Charts and diagrams as code
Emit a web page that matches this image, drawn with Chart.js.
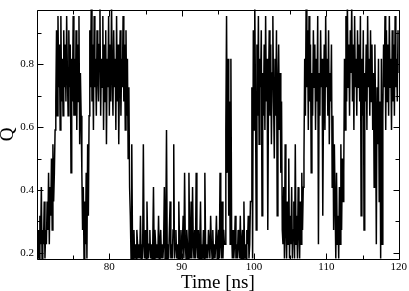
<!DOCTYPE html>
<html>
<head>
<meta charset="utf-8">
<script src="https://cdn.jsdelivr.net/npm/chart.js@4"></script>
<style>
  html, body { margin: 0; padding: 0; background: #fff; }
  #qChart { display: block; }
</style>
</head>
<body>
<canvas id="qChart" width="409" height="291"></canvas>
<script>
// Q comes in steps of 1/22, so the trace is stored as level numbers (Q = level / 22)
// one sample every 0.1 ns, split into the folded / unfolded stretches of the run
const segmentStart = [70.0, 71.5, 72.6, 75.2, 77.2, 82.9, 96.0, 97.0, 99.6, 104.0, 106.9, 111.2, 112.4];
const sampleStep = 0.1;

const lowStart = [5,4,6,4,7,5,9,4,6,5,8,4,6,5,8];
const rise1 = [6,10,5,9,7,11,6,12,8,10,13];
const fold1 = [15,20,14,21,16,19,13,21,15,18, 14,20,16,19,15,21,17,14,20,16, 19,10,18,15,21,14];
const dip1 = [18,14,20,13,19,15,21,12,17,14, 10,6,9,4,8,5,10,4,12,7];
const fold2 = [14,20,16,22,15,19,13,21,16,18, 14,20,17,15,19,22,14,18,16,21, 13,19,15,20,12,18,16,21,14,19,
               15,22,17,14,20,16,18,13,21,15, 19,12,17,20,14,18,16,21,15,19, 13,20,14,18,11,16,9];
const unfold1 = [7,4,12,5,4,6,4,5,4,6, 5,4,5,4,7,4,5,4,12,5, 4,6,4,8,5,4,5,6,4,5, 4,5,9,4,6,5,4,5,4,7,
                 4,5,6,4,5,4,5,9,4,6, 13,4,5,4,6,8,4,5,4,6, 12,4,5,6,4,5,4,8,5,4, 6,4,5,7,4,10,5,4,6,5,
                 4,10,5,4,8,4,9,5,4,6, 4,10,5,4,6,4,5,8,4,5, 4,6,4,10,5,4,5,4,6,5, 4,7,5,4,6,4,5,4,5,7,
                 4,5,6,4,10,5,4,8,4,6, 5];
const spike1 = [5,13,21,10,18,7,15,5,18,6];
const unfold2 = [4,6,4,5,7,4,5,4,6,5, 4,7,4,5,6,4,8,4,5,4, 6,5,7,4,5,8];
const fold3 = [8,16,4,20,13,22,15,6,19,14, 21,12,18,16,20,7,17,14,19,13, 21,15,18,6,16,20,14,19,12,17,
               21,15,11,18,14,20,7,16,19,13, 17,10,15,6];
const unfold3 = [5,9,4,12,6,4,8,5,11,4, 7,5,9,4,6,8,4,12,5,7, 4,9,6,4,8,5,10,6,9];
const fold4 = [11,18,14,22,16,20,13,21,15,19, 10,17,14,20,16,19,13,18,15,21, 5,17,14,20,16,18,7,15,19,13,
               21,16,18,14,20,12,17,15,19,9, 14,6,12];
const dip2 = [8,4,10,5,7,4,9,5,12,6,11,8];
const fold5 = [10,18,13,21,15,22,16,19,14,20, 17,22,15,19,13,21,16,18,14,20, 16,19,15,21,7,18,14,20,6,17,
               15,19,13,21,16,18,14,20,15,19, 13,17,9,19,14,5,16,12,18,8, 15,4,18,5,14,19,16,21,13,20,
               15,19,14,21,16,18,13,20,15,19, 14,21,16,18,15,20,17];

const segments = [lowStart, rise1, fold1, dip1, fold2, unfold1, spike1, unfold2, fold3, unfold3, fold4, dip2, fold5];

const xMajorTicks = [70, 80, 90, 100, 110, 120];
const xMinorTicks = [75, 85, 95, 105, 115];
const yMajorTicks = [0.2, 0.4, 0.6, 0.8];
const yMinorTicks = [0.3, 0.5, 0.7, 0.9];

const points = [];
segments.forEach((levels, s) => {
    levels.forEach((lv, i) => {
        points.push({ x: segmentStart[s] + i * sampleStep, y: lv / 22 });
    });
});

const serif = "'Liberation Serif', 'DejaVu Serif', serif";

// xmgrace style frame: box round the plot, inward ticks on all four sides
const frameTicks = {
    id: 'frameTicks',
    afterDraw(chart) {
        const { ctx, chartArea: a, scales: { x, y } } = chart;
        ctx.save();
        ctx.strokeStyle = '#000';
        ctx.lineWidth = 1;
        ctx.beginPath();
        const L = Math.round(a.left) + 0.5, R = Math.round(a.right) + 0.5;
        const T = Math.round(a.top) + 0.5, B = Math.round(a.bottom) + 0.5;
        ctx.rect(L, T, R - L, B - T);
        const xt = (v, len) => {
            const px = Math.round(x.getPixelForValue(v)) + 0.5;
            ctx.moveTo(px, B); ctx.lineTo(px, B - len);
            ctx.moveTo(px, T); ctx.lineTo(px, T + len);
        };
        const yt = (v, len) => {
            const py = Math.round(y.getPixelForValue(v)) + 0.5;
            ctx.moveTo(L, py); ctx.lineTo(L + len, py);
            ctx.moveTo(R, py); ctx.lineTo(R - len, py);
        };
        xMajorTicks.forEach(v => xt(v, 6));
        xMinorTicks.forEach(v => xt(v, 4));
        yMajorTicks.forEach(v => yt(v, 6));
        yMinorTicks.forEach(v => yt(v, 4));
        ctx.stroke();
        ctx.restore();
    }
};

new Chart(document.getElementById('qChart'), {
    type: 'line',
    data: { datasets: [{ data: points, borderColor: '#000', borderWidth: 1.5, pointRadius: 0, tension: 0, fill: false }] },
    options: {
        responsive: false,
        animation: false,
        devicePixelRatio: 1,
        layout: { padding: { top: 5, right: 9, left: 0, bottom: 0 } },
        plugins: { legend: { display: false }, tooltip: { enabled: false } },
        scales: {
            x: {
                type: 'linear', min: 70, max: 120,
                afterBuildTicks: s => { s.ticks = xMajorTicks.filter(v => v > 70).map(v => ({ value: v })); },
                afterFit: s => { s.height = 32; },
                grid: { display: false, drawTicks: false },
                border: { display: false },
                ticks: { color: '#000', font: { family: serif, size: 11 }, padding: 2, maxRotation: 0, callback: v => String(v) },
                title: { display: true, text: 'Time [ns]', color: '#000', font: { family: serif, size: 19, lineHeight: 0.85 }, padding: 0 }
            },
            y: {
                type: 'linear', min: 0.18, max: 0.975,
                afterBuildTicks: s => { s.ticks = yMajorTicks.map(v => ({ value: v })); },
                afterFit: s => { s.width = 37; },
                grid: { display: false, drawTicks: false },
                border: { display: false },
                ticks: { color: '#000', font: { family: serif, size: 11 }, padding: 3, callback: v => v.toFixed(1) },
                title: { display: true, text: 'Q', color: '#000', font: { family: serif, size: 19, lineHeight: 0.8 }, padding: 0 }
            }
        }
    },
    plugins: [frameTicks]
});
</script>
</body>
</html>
--
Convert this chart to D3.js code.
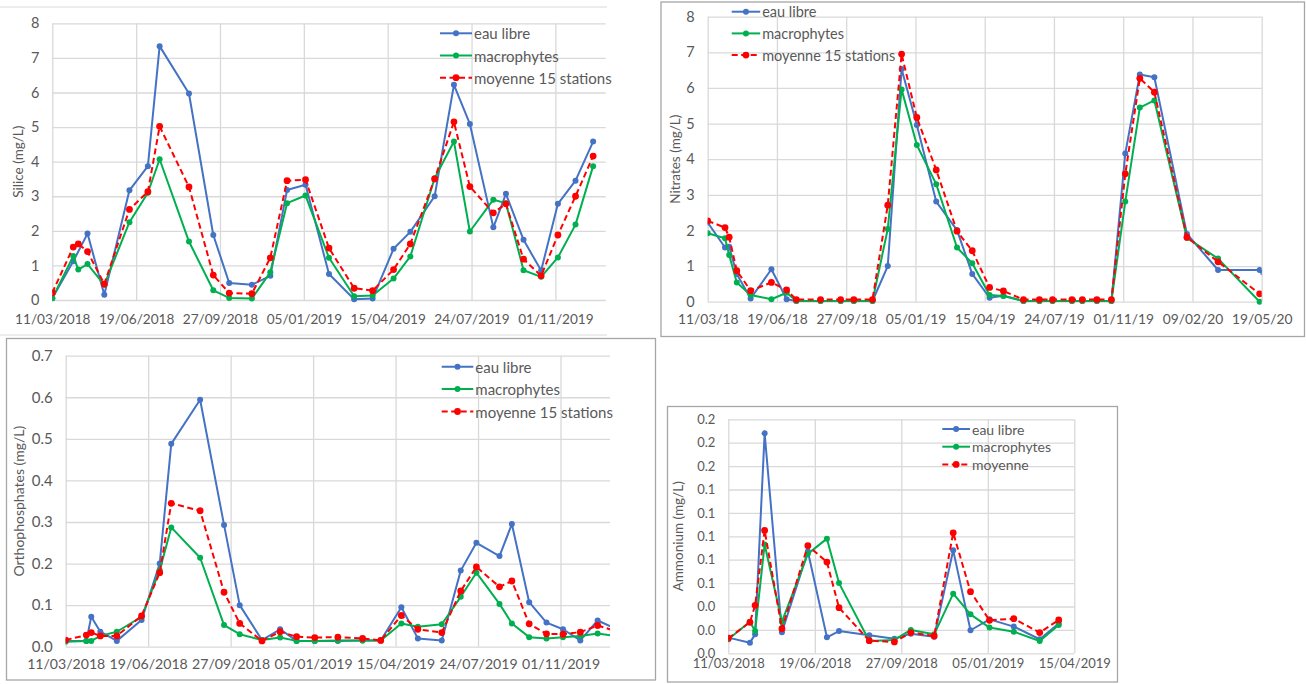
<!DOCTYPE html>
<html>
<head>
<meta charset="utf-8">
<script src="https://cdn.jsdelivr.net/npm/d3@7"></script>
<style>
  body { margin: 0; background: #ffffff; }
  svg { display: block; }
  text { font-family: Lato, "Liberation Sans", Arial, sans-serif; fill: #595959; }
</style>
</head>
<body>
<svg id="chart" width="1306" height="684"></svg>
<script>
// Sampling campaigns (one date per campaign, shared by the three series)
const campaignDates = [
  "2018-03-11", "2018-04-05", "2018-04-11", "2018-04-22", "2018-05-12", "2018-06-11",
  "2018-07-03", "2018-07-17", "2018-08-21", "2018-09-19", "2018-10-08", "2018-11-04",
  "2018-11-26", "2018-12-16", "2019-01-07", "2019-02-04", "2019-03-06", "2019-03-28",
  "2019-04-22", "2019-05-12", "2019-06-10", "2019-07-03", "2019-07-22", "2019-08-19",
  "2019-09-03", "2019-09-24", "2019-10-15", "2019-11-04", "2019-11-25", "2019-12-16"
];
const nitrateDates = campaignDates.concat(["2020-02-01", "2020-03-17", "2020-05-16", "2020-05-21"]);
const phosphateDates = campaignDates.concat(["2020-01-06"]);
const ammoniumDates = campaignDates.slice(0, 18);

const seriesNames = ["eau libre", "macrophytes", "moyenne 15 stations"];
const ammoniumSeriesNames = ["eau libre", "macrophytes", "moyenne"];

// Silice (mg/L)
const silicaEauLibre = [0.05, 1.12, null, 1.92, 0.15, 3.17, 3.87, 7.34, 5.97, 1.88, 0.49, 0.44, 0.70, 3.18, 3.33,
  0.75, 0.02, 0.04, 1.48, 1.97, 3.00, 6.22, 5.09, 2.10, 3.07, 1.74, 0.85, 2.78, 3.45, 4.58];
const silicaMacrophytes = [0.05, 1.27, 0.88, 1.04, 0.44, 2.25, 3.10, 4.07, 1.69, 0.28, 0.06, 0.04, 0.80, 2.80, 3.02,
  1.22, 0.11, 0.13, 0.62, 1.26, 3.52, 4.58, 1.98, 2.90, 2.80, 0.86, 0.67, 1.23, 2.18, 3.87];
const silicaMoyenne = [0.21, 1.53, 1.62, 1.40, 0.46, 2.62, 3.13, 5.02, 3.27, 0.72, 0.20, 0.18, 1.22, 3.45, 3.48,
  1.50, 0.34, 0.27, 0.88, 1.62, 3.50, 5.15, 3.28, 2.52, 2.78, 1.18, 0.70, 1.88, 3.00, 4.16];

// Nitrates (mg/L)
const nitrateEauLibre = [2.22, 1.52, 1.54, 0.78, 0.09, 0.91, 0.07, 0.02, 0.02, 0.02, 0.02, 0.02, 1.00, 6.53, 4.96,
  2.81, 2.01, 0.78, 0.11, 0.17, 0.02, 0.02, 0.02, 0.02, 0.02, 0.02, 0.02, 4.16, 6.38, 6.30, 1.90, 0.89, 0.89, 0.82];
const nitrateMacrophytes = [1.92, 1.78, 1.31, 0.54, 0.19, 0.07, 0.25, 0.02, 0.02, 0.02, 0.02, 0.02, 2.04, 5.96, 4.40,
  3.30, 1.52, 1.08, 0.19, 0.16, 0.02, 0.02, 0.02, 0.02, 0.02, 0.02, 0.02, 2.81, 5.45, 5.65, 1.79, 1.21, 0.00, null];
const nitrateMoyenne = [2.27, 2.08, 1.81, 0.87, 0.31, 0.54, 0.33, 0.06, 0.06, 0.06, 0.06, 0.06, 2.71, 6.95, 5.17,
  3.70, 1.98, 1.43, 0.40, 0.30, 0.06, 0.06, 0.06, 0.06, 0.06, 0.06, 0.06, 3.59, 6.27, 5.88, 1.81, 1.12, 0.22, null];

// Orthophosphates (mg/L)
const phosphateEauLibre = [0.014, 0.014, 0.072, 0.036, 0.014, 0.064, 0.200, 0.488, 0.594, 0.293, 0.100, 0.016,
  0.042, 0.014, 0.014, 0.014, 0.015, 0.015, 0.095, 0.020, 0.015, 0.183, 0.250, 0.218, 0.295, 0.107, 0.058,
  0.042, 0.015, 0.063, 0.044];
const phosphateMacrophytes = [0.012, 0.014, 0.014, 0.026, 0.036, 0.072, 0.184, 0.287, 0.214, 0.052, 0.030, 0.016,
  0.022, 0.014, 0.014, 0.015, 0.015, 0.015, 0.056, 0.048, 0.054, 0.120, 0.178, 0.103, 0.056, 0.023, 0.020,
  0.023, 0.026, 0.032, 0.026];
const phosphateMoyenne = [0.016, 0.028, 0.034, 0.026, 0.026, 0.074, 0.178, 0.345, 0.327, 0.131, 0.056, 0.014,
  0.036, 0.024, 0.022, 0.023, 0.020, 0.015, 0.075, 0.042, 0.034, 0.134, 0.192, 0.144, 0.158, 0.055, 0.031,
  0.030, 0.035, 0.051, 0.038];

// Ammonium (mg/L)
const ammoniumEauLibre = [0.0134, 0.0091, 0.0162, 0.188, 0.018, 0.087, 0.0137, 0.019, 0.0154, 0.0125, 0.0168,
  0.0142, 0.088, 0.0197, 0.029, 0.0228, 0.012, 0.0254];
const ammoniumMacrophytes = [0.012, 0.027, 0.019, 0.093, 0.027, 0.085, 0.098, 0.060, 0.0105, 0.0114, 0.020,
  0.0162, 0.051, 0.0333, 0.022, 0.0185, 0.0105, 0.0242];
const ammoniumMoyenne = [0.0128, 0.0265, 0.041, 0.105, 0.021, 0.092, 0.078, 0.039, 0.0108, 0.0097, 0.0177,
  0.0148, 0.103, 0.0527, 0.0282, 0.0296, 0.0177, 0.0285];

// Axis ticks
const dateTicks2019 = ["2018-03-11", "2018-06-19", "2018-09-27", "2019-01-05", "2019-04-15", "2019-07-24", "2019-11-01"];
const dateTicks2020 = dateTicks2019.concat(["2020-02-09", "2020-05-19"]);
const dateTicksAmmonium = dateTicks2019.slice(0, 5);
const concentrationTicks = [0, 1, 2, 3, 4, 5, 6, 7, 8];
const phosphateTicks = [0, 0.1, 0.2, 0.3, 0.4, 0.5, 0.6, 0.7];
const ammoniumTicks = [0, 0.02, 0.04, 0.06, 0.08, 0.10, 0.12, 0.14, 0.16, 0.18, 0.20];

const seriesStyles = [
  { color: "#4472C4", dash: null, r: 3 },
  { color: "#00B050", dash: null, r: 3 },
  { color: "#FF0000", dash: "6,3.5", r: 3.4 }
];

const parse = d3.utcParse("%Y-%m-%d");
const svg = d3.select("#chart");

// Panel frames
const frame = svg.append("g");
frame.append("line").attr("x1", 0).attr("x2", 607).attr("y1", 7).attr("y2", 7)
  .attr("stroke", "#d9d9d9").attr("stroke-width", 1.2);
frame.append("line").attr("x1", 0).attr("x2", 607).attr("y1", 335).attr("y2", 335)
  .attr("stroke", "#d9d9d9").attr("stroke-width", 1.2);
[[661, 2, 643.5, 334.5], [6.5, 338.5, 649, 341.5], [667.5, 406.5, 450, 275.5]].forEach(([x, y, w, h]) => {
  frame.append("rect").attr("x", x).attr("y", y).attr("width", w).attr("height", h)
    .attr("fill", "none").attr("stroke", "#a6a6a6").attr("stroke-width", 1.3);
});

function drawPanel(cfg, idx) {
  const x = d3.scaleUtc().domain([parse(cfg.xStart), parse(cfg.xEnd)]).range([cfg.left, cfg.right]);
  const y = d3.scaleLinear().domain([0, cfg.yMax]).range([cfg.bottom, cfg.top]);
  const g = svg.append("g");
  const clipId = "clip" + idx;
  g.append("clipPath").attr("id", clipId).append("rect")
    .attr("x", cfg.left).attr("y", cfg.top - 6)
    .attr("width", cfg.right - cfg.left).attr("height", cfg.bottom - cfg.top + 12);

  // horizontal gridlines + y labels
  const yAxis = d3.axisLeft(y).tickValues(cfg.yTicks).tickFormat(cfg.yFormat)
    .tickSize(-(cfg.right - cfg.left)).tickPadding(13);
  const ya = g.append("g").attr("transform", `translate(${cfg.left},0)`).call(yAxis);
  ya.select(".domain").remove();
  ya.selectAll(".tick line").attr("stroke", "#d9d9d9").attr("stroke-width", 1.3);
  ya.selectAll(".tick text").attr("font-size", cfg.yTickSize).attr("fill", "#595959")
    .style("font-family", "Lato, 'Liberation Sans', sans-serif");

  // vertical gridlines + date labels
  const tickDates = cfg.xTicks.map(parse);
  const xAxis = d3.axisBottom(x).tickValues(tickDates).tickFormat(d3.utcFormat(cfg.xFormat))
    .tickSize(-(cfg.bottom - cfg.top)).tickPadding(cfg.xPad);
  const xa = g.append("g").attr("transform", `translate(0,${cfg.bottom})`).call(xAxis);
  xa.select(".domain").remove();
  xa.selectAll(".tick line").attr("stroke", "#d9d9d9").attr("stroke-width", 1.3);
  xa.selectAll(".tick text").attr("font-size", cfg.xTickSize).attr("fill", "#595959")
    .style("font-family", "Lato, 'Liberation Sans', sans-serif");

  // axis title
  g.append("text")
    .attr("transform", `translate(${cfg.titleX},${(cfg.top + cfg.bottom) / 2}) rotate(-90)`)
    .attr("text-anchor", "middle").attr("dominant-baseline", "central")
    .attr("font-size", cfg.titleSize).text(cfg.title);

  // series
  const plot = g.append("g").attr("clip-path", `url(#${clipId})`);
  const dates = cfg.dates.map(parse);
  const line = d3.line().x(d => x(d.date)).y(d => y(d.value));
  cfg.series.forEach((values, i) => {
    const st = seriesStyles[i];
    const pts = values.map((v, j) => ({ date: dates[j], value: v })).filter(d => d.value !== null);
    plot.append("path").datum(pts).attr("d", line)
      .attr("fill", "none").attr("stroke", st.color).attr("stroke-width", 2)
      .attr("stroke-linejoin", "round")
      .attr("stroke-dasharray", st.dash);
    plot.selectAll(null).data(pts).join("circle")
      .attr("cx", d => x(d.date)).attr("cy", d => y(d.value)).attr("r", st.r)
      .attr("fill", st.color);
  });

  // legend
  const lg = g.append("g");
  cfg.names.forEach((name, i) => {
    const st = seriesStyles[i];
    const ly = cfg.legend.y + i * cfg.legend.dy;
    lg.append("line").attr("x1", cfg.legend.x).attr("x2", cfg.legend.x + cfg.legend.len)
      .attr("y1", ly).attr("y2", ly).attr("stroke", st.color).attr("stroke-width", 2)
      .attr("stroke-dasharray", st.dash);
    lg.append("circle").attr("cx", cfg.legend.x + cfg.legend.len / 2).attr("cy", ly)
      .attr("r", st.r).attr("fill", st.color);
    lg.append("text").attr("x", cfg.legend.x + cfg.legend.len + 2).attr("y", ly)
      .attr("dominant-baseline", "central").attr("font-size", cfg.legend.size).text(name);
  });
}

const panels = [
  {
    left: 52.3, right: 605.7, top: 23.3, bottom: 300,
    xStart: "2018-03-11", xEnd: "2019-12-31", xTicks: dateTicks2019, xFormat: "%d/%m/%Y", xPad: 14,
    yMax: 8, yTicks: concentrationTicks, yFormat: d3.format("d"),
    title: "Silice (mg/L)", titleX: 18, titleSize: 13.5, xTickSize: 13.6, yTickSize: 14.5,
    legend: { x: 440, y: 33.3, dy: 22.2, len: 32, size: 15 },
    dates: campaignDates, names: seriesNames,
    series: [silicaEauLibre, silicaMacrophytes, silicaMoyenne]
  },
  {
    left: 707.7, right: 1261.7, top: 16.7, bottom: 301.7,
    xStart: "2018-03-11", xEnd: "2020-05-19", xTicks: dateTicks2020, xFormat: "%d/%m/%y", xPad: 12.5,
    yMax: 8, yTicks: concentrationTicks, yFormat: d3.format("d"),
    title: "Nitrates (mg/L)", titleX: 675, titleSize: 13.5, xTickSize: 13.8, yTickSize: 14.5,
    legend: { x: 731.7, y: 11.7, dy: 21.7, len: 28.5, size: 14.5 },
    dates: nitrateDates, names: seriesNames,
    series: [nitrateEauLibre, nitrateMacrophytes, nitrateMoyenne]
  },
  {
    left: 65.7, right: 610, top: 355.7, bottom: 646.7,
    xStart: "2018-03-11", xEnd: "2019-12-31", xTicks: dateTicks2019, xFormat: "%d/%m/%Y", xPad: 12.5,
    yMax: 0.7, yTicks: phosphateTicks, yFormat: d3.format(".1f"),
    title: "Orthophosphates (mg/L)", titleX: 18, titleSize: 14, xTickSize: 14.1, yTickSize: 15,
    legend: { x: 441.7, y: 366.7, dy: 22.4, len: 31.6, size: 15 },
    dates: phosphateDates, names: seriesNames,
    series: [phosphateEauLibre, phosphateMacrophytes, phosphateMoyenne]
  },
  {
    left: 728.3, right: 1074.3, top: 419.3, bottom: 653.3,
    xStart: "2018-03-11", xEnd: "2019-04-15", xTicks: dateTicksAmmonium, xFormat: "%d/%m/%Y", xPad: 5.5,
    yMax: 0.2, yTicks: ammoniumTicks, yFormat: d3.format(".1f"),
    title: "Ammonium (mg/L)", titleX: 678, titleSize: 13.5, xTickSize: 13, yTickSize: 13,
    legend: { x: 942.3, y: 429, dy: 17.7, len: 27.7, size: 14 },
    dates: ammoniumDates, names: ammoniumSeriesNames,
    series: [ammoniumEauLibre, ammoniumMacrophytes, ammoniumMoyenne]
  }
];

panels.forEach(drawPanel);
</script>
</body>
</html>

§ **Work required**: Leaving out the pictures, extract the stretch from the line holding "Emit a web page" through the line holding "const sampleStep = 0.1;", word for word.

§ **Result for this task**:
Emit a web page that matches this image, drawn with Chart.js.
<!DOCTYPE html>
<html>
<head>
<meta charset="utf-8">
<script src="https://cdn.jsdelivr.net/npm/chart.js@4"></script>
<style>
  html, body { margin: 0; padding: 0; background: #fff; }
  #qChart { display: block; }
</style>
</head>
<body>
<canvas id="qChart" width="409" height="291"></canvas>
<script>
// Q comes in steps of 1/22, so the trace is stored as level numbers (Q = level / 22)
// one sample every 0.1 ns, split into the folded / unfolded stretches of the run
const segmentStart = [70.0, 71.5, 72.6, 75.2, 77.2, 82.9, 96.0, 97.0, 99.6, 104.0, 106.9, 111.2, 112.4];
const sampleStep = 0.1;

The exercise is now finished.